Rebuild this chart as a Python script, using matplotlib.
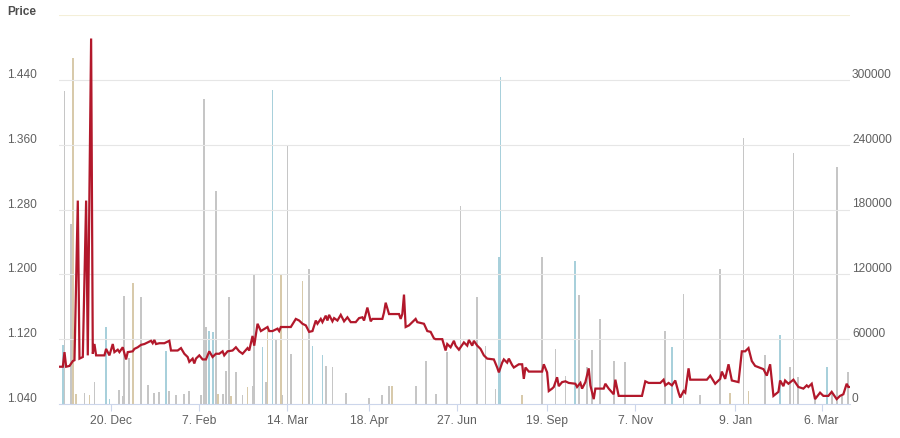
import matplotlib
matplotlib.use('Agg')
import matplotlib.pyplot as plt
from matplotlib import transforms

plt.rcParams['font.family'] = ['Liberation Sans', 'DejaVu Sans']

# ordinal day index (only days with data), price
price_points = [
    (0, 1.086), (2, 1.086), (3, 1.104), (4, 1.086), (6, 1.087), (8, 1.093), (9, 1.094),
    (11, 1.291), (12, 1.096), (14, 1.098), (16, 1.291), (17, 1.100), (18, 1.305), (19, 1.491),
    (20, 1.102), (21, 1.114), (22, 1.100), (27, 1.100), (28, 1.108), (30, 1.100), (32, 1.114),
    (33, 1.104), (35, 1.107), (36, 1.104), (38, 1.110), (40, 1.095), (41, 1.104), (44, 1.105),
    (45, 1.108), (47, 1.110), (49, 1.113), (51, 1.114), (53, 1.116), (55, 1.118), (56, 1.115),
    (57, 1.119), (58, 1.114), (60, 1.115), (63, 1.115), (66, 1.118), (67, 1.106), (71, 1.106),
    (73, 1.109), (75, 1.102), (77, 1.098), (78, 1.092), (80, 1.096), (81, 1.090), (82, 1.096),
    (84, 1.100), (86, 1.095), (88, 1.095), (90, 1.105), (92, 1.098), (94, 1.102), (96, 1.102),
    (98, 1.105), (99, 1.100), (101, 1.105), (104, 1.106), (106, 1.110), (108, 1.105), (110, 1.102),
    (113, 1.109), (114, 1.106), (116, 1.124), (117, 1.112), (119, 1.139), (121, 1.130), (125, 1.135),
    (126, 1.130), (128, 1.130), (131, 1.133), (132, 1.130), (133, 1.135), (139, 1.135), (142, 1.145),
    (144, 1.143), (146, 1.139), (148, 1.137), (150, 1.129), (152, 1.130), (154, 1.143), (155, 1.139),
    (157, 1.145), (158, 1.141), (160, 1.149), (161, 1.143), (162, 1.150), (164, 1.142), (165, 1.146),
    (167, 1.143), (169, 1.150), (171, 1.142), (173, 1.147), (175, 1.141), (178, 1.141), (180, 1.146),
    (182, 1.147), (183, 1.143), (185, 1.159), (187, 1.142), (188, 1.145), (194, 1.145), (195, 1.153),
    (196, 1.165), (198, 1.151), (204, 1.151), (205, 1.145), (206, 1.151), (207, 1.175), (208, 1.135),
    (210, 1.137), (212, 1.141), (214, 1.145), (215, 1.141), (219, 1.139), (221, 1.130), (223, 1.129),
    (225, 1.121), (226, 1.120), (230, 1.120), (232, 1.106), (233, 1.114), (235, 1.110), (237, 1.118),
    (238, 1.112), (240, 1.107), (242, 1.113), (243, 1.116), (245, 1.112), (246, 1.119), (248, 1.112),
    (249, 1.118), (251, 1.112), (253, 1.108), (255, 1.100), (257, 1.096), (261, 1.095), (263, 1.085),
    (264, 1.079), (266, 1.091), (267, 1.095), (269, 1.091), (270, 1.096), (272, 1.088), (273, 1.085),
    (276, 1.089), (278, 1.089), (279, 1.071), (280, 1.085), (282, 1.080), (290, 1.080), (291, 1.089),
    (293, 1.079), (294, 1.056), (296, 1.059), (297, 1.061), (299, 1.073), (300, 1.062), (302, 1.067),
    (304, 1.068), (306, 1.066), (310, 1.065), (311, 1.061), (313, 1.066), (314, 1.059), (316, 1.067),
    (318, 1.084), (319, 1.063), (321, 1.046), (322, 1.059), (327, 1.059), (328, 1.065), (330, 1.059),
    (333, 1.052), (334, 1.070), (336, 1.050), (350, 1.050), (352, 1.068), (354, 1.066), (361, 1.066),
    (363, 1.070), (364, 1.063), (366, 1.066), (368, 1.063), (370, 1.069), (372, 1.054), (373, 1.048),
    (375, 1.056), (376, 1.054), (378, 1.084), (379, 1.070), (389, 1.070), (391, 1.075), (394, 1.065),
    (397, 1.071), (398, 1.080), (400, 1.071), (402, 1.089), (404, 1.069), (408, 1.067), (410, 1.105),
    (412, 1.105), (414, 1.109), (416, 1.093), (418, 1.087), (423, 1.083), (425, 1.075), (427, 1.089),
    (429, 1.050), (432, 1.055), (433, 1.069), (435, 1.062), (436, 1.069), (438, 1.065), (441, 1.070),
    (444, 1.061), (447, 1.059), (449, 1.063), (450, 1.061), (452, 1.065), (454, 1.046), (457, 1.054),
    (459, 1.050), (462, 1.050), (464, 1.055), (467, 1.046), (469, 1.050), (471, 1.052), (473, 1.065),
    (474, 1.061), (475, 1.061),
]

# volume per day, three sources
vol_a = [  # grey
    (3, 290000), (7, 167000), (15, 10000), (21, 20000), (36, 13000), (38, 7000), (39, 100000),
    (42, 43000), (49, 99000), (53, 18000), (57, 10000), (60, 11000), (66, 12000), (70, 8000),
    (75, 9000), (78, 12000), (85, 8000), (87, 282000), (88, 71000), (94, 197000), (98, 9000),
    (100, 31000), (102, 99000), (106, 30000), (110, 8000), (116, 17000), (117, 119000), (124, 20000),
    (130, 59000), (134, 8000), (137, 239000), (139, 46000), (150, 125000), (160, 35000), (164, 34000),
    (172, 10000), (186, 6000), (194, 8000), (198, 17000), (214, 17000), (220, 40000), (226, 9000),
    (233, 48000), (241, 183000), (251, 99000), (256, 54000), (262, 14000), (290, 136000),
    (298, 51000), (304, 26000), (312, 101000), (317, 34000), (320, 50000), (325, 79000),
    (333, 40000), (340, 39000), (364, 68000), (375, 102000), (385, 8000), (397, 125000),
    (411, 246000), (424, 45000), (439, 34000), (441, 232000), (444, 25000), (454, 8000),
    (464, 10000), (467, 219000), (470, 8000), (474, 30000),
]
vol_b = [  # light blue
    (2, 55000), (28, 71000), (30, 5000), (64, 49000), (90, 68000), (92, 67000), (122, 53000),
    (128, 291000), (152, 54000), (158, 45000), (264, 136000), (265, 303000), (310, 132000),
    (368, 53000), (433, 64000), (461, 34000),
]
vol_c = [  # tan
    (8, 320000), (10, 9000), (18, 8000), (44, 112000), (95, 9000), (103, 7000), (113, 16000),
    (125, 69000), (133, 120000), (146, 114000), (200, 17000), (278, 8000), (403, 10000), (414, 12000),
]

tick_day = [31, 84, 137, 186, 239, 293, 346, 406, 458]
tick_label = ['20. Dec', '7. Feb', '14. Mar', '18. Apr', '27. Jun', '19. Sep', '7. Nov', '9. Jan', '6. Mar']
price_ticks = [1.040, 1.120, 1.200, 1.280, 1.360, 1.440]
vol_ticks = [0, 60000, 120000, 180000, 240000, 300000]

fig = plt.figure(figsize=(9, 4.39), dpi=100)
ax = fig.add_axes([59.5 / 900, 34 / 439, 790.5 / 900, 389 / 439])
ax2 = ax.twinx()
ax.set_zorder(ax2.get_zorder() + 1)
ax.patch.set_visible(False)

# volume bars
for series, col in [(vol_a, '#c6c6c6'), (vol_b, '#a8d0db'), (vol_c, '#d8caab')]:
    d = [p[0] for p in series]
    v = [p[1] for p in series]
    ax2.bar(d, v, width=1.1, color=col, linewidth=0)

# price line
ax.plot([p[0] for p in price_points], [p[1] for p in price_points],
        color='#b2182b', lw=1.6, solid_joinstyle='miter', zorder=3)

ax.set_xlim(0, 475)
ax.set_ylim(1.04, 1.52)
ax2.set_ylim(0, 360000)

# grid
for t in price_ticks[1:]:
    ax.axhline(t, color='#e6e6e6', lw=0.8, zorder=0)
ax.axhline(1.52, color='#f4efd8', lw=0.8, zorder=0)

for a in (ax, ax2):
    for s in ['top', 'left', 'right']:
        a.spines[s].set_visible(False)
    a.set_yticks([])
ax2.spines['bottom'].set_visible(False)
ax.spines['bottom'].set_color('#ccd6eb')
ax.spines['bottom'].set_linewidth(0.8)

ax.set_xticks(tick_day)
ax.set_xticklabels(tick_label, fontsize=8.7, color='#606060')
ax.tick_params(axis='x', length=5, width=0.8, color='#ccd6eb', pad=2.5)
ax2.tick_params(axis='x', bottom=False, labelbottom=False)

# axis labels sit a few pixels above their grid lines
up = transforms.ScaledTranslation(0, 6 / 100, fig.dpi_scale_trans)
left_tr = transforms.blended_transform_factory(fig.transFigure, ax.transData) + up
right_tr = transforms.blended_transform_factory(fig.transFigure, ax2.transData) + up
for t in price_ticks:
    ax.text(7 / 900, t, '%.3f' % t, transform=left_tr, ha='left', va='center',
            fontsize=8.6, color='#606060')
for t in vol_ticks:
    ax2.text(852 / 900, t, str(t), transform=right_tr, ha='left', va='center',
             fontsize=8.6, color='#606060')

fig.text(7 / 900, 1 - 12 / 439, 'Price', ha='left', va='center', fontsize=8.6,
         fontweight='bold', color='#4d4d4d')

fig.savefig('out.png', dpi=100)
+ + + +
• What this task involves
Leave out the pictures and restate, word for word, the lines from the top of the data through the line containing "plt.rcParams['font.family'] = ['Liberation", both included.

• Exercise answer
Rebuild this chart as a Python script, using matplotlib.
import matplotlib
matplotlib.use('Agg')
import matplotlib.pyplot as plt
from matplotlib import transforms

plt.rcParams['font.family'] = ['Liberation Sans', 'DejaVu Sans']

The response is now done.